Nachfolgefrage völlig offen

Wer Rendi-Wagner früher oder später nachfolgen könnte, ist völlig offen. Neben Kaiser wurde zuletzt immer wieder der frühere SPÖ-Bundesgeschäftsführer Max Lercher genannt. Gegenwind für den Steirer gibt es aber vor allem in den Landesparteien im Burgenland und in Wien.

Der Zweiten Nationalratspräsidentin Doris Bures wurden vor Wochen ebenfalls schon gute Chancen auf den Parteivorsitz nachgesagt, damals winkte sie aber ab. Und nun gilt sie als zu nahe an Rendi-Wagner – und vor allem als zu eng verbandelt mit Deutsch. Vor einigen Monaten galt der burgendländische Landeshauptmann Hans Peter Doskozil als erster Konkurrent Rendi-Wagners – doch danach warfen ihn Gesundheitsgründe aus dem Rennen. Mittlerweile steht er mitten im Wahlkampf für die Landtagswahl im Jänner. Noch am Donnerstagabend verkündete er beim Wahlkampfauftakt, Rendi-Wagner werde auch nächstes Jahr Parteichefin sein.
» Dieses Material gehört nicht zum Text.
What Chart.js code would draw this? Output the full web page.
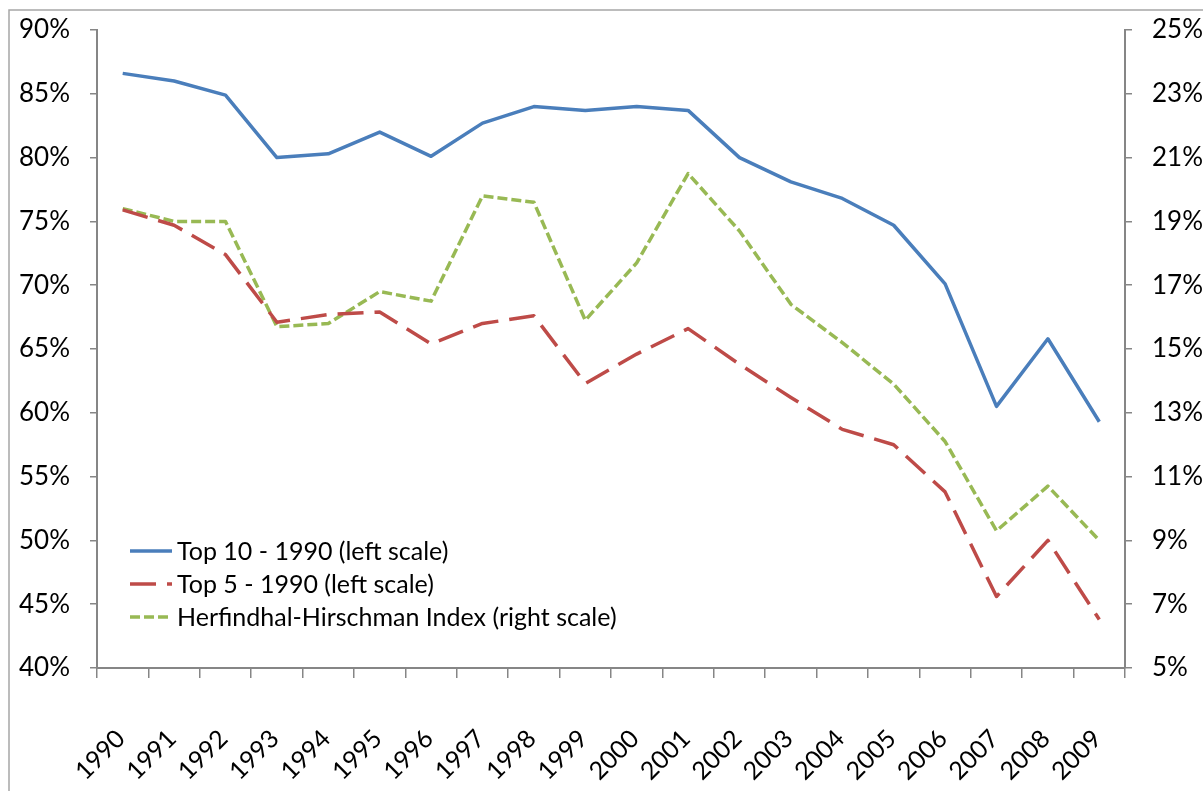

Hebenstreit, Hacker oder Hanke?

Die Gewerkschaft, ob der Vorgangsweise mit den gekündigten SPÖ-Mitarbeiterinnen und -Mitarbeitern schwer verärgert, soll laut Medienberichten Roman Hebenstreit ins Rennen schicken wollen. Doch der 48-jährige Chef der Verkehrs- und Dienstleistungsgewerkschaft vida ist bundesweit kaum bekannt. Eher still geworden ist es in den vergangenen Monaten um die Chancen des Wiener Sozial- und Gesundheitsstadtrats Peter Hacker, der von einigen in der Partei als „Geheimwaffe“ der Sozialdemokraten gesehen wurde. Dafür fällt nun ein anderer Name aus der Wiener Stadtregierung immer öfter: der von Finanzstadtrat Peter Hanke.

Post von Kern

Öl ins Feuer der SPÖ-Krise goss am Donnerstag auch noch Ex-SPÖ-Chef Christian Kern: Er rechnete via Facebook mit parteiinternen Gegnerinnen und Gegnern ab. In einem Post veröffentlichte Kern einen Brief an die aktuelle Führungsriege der Partei. Der Vorgänger von Rendi-Wagner erinnert darin an eigene Erfolge, aber auch an die an internen Widerständen gescheiterte Organisationsreform. Die größten Gegner der SPÖ ortete er in den eigenen Reihen.

Donnerstagabend bei der Eröffnung des Europäischen Mediengipfels in Lech am Arlberg sagte er allerdings, dass er sich zu den internen Konflikten und zur finanziellen Lage der SPÖ nicht mehr weiter öffentlich äußern werde. „Ich habe heute schon an die 20 Interviewwünsche abgewimmelt“, sagte Kern.